# Clomid Ultrasound follicles ?



## OneProudMommy

I ovulated yesterday and today had an ultrasound to check my follicles. I'm a little confused on if my readings are good so hopefully you ladies can help. My Endo thickness was 1.5cm (is that too thick or good)? My left ovary had 3follicles measuring 1.5cm, 1.1cm, and 1.5cm. My right had 1 at 0.95cm. What's odd is I could have swore I Ovulated from my right side yesterday! I had sharp pains on my right ovary over a 3 hour period and today all pain is gone. Could the egg I ovulated not be detected on Ultrasound? The 0.95cm. follicle is way too small. Then my left follicles seem a little small as well. What do you think? Do I have a chance this month?


----------



## Dancingkaty1

if u def ov yesterday then the follicule wouldnt show on todays scan. when i went in 3 days after i got my smiley face the nurse said that my follicules were gone & that there was a bit of fluid in the uterus which indicates that the follicules def did release. im not sure about the lining sorry cant help with that. good luck, im sure u will get a BFP very soon xx


----------



## OneProudMommy

Thank you for your reply! I figured they couldn't see the follicle(s) that already ovulated. I def. O'd yesterday based off my temps this am. Isn't the follicle that releases the biggest? I always heard the lead (biggest) follicle pops. So if that's the case then I had one bigger than 15mm. Hmm.


----------



## muncho

sorry i disagree. it depends on how advanced the scanner is.

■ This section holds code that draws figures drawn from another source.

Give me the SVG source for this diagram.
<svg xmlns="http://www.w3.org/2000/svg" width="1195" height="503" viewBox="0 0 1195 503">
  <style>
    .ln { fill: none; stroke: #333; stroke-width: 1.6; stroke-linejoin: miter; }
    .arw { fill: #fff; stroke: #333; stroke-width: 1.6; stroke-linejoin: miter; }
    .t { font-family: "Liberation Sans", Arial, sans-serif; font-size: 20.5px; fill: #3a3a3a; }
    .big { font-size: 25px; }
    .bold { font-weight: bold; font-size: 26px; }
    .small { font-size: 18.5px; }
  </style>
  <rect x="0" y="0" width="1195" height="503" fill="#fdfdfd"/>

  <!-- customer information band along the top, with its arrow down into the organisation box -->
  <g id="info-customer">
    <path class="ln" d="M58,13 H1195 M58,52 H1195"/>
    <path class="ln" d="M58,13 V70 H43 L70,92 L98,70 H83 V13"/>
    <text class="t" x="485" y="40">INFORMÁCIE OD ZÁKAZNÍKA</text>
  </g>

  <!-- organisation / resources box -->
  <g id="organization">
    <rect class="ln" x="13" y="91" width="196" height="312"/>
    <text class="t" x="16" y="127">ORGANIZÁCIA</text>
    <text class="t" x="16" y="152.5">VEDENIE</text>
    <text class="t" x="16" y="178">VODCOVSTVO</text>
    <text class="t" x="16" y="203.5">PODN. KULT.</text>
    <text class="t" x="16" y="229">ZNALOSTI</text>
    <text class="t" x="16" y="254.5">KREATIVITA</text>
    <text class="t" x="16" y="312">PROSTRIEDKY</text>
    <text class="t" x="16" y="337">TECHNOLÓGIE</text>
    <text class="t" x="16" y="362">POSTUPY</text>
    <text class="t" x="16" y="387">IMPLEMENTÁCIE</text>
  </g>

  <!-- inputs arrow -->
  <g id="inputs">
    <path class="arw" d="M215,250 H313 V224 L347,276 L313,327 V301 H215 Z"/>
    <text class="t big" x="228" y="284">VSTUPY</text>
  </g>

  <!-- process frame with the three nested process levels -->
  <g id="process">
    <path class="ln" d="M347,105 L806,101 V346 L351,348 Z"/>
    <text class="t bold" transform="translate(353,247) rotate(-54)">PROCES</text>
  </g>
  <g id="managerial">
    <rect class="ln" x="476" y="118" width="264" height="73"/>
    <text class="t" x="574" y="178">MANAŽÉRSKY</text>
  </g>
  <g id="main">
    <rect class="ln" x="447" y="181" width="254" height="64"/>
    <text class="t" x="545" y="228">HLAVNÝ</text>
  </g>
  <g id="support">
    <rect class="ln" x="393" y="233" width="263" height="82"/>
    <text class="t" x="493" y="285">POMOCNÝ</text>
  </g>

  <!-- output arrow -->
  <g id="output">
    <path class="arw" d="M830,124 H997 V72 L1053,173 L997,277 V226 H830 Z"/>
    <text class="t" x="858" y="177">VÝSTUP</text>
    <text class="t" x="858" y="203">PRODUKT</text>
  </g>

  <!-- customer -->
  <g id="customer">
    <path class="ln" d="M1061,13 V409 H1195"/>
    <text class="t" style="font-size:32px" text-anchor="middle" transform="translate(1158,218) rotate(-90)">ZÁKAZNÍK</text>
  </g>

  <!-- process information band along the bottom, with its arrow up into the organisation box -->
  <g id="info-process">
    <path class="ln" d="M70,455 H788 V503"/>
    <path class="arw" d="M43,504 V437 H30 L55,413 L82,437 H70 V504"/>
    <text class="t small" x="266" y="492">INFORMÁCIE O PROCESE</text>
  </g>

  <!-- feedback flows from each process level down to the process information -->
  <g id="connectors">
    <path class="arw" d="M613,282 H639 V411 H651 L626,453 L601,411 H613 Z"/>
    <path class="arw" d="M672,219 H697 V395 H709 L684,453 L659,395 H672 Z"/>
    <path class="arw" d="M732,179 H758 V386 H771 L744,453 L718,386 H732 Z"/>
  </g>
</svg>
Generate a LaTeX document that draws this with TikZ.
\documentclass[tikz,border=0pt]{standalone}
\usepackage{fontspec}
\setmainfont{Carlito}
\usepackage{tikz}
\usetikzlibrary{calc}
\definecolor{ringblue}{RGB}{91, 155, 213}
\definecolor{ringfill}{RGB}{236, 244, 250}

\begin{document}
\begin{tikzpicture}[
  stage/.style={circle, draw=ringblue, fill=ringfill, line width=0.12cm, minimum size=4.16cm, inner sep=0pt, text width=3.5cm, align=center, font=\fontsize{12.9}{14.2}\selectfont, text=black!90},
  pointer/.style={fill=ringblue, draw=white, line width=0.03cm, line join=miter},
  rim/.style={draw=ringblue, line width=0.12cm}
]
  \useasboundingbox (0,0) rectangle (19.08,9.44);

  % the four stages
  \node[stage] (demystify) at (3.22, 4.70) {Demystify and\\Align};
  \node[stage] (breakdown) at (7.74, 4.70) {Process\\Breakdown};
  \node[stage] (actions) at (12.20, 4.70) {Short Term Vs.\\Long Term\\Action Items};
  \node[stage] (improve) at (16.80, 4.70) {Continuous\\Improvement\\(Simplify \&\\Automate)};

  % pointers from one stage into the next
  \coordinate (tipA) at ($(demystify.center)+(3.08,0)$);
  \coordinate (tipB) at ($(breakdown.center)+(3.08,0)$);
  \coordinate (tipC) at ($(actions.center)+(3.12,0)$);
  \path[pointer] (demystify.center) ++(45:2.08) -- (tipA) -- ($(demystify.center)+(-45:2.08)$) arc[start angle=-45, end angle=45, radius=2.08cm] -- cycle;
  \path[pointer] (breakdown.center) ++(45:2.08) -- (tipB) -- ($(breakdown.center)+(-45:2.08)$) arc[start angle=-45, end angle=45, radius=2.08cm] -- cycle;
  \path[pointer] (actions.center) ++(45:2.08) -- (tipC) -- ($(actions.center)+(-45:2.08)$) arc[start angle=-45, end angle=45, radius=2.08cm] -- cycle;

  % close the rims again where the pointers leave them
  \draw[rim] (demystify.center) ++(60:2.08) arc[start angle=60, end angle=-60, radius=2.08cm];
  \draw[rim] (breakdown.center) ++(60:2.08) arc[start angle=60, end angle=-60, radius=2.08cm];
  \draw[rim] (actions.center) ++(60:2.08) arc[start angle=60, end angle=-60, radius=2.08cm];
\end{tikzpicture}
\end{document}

i went to Norway after i ovulated, the consultant told me i had ovulated from the left side. i saw on the screen my left ovary had different colours which i assume were my follicles

i dont know if my cons in the uk had the same machine - i dont think so as i have seen him after i have iv and he never mentioned it

i see you are in the US..depends on the machines your doc has..


----------



## OneProudMommy

Thanks.

It's not a high tech one, 2D.


----------



## OneProudMommy

I found this on lining. I guess 15mm is good!

A total of 2464 cycles were analysed. Pregnancy rate (PR) was 35.8%. PR increased linearly (r = 0.864) from 29.4% among patients with a lining of less than or equal to 6 mm, to 44.4% among patients with a lining of greater than or equal to 17 mm. ROC showed that endometrial thickness is not a good predictor of PR, so a definite cut-off value could not be established (AUC = 0.55).


----------



## sparkle83

on the u/s they should see a fluid filled sac which resembles a follicle called the corpus luteum which is the remnants of the follicle the egg was contained in. It's this corpus luteum that is responsible for the post ov progesterone. if they didnt see this, then no, you havent O'd yet. They should have been able to tell the differnce.

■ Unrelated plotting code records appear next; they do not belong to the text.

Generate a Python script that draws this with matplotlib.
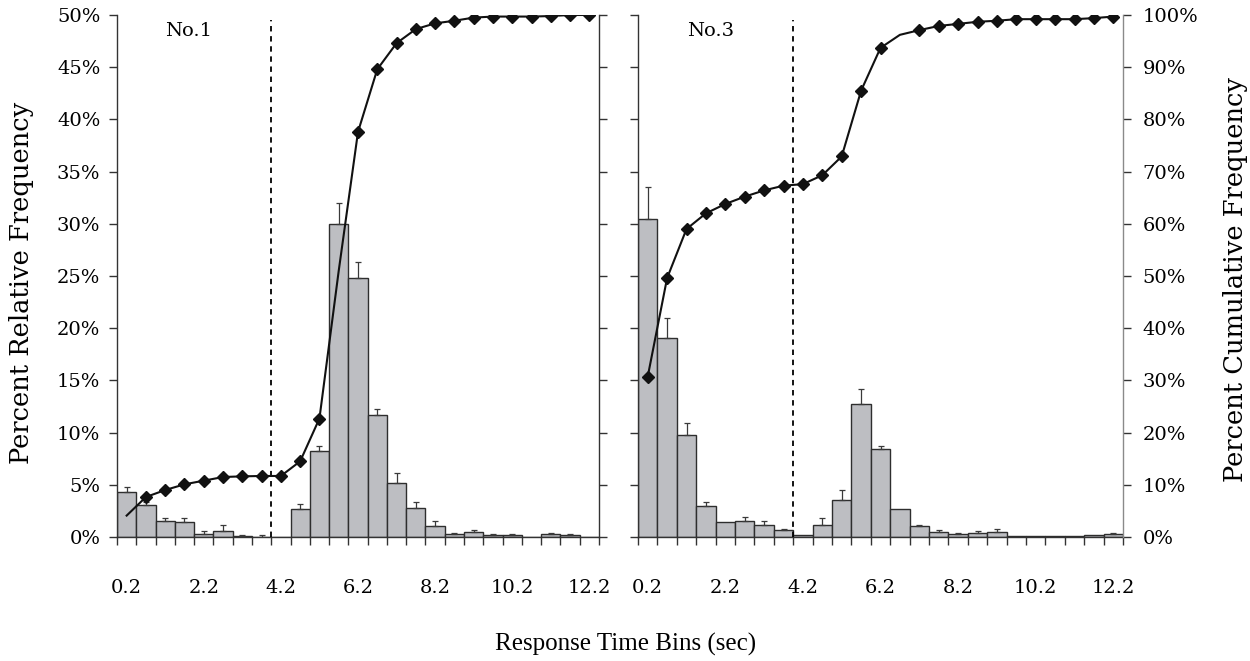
import matplotlib
matplotlib.use('Agg')
import matplotlib.pyplot as plt
import numpy as np

# ---------------- data ----------------
bins = [0.2, 0.7, 1.2, 1.7, 2.2, 2.7, 3.2, 3.7, 4.2, 4.7, 5.2, 5.7, 6.2,
        6.7, 7.2, 7.7, 8.2, 8.7, 9.2, 9.7, 10.2, 10.7, 11.2, 11.7, 12.2]
label_bins = [0.2, 2.2, 4.2, 6.2, 8.2, 10.2, 12.2]
label_text = ['0.2', '2.2', '4.2', '6.2', '8.2', '10.2', '12.2']

no1_freq = [4.28, 3.07, 1.56, 1.44, 0.29, 0.61, 0.10, 0.03, 0.0, 2.71, 8.27, 29.95, 24.8,
            11.69, 5.14, 2.78, 1.05, 0.29, 0.48, 0.22, 0.22, 0.0, 0.29, 0.22, 0.0]
no1_err = [0.51, 0.30, 0.29, 0.38, 0.28, 0.54, 0.09, 0.16, 0.0, 0.48, 0.45, 2.0, 1.5,
           0.6, 0.96, 0.54, 0.51, 0.09, 0.19, 0.07, 0.07, 0.0, 0.09, 0.07, 0.0]
no1_cum = [4.1, 7.66, 9.0, 10.09, 10.79, 11.49, 11.62, 11.69, 11.69, 14.5, 22.7, 51.0, 77.6,
           89.6, 94.6, 97.3, 98.4, 98.9, 99.5, 99.7, 99.7, 99.7, 99.8, 100.0, 100.0]
no1_markers = [i for i in range(25) if i not in (0, 11)]

no3_freq = [30.5, 19.1, 9.8, 2.94, 1.47, 1.53, 1.15, 0.67, 0.16, 1.15, 3.51, 12.7, 8.4,
            2.65, 1.02, 0.51, 0.29, 0.38, 0.51, 0.10, 0.06, 0.10, 0.10, 0.19, 0.29]
no3_err = [3.05, 1.9, 1.1, 0.44, 0.0, 0.39, 0.35, 0.13, 0.0, 0.64, 0.99, 1.48, 0.28,
           0.0, 0.10, 0.13, 0.06, 0.23, 0.22, 0.0, 0.0, 0.0, 0.0, 0.0, 0.09]
no3_cum = [30.7, 49.6, 59.0, 62.0, 63.8, 65.2, 66.4, 67.3, 67.6, 69.3, 72.9, 85.5, 93.7,
           96.2, 97.1, 97.9, 98.3, 98.7, 98.9, 99.2, 99.2, 99.2, 99.2, 99.4, 99.7]
no3_markers = [i for i in range(25) if i != 13]

panels = [
    dict(name='No.1', freq=no1_freq, err=no1_err, cum=no1_cum, mk=no1_markers,
         rect=[117 / 1250, 124 / 661, 482 / 1250, 522 / 661], left_labels=True),
    dict(name='No.3', freq=no3_freq, err=no3_err, cum=no3_cum, mk=no3_markers,
         rect=[638 / 1250, 124 / 661, 485 / 1250, 522 / 661], left_labels=False),
]

# ---------------- style ----------------
SERIF = ['DejaVu Serif']
TIMES = ['Liberation Serif']
plt.rcParams['font.family'] = SERIF
AX_COL = '#333333'
BAR_FACE = '#bdbec2'
BAR_EDGE = '#2e2e2e'
TICK_FS = 14

fig = plt.figure(figsize=(12.5, 6.61), dpi=100)

bar_w = bins[1] - bins[0]
xmin = bins[0] - bar_w / 2
xmax = bins[-1] + bar_w / 2
boundaries = [b - bar_w / 2 for b in bins] + [xmax]

for p in panels:
    ax = fig.add_axes(p['rect'])
    ax.bar(bins, p['freq'], width=bar_w, color=BAR_FACE, edgecolor=BAR_EDGE,
           linewidth=1.0, zorder=2)
    ex = [b for b, e in zip(bins, p['err']) if e > 0]
    ey = [f for f, e in zip(p['freq'], p['err']) if e > 0]
    ee = [e for e in p['err'] if e > 0]
    ax.errorbar(ex, ey, yerr=[[0] * len(ee), ee], fmt='none', ecolor='#3a3a3a',
                elinewidth=0.9, capsize=2.2, capthick=0.9, zorder=3)
    ax.axvline(3.95, ymin=0, ymax=0.99, color='black', lw=1.3,
               linestyle=(0, (3, 2.6)), zorder=4)

    ax.set_xlim(xmin, xmax)
    ax.set_ylim(0, 50)
    ax.set_xticks(boundaries)
    ax.set_xticklabels([])
    ax.set_xticks(label_bins, minor=True)
    ax.set_xticklabels(label_text, minor=True, fontsize=TICK_FS)
    ax.tick_params(axis='x', which='minor', length=0, pad=30)
    ax.tick_params(axis='x', which='major', direction='out', length=6, width=1.0,
                   color=AX_COL)
    yt = list(range(0, 51, 5))
    ax.set_yticks(yt)
    if p['left_labels']:
        ax.set_yticklabels([f'{v}%' for v in yt], fontsize=TICK_FS)
    else:
        ax.set_yticklabels([])
    ax.tick_params(axis='y', direction='out', length=6, width=1.0, color=AX_COL, pad=6)
    for s in ['left', 'bottom']:
        ax.spines[s].set_color(AX_COL)
        ax.spines[s].set_linewidth(1.0)
    ax.spines['top'].set_visible(False)
    ax.spines['right'].set_visible(False)

    ax.text(0.149, 0.97, p['name'], transform=ax.transAxes, fontsize=14,
            ha='center', va='center')

    ax2 = ax.twinx()
    ax2.plot(bins, p['cum'], color='#111111', lw=1.5, marker='D', ms=6.5,
             markevery=p['mk'], zorder=5)
    ax2.set_ylim(0, 100)
    yt2 = list(range(0, 101, 10))
    ax2.set_yticks(yt2)
    if p['left_labels']:
        ax2.set_yticklabels([])
        ax2.spines['right'].set_color(AX_COL)
    else:
        ax2.set_yticklabels([f'{v}%' for v in yt2], fontsize=TICK_FS)
        ax2.spines['right'].set_color('#8a8a8a')
    ax2.tick_params(axis='y', direction='out', length=6, width=1.0, color=AX_COL, pad=8)
    ax2.spines['right'].set_linewidth(1.0)
    for s in ['top', 'left', 'bottom']:
        ax2.spines[s].set_visible(False)

fig.text(22 / 1250, 1 - 283 / 661, 'Percent Relative Frequency', rotation=90,
         ha='center', va='center', fontsize=18.5)
fig.text(1235 / 1250, 1 - 279 / 661, 'Percent Cumulative Frequency', rotation=90,
         ha='center', va='center', fontsize=18.5)
fig.text(626 / 1250, 1 - 644 / 661, 'Response Time Bins (sec)', ha='center',
         va='center', fontsize=18, family=TIMES)

fig.savefig('out.png', dpi=100)
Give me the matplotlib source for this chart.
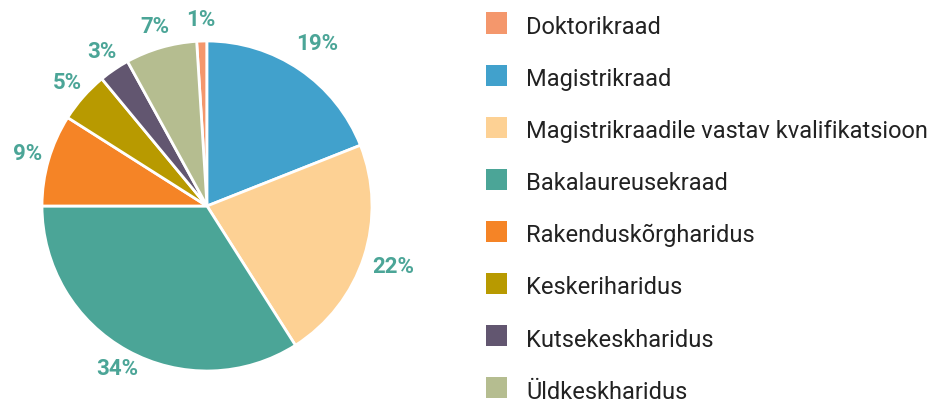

usually follicles rupture at 2-2.5 cm. what did they say in terms of when to expect O?


----------



## Crypto1976

muncho said:


> sorry i disagree. it depends on how advanced the scanner is.
> 
> i went to Norway after i ovulated, the consultant told me i had ovulated from the left side. i saw on the screen my left ovary had different colours which i assume were my follicles
> 
> i dont know if my cons in the uk had the same machine - i dont think so as i have seen him after i have iv and he never mentioned it
> 
> i see you are in the US..depends on the machines your doc has..

Even 2d should pick up the corpus luteum, esp the day after. I was scanned about a week after ov and they could tell me the side.


----------



## OneProudMommy

Ok so my RE office got the U/S report and he called me and said the 15mm lining was perfect and I had to of O'd from my left ovary since my right ovary oly had 1 immature follicle. So he said my ovary wouldn't release an immature egg so it had to have been bigger than 15mm since it was the lead follicle. So he was pleased and now I sit and wait...


----------



## OneProudMommy

sparkle83 said:


> on the u/s they should see a fluid filled sac which resembles a follicle called the corpus luteum which is the remnants of the follicle the egg was contained in. It's this corpus luteum that is responsible for the post ov progesterone. if they didnt see this, then no, you havent O'd yet. They should have been able to tell the differnce.
> 
> usually follicles rupture at 2-2.5 cm. what did they say in terms of when to expect O?


I already Ovulated yesterday.


----------



## VasTrian

Hey ladies, Im new to this page. Today is my 2nd day of clomid 50 mg. Im just wondering if there are any ladies out there that have taken this method of TTC?

:shrug:


----------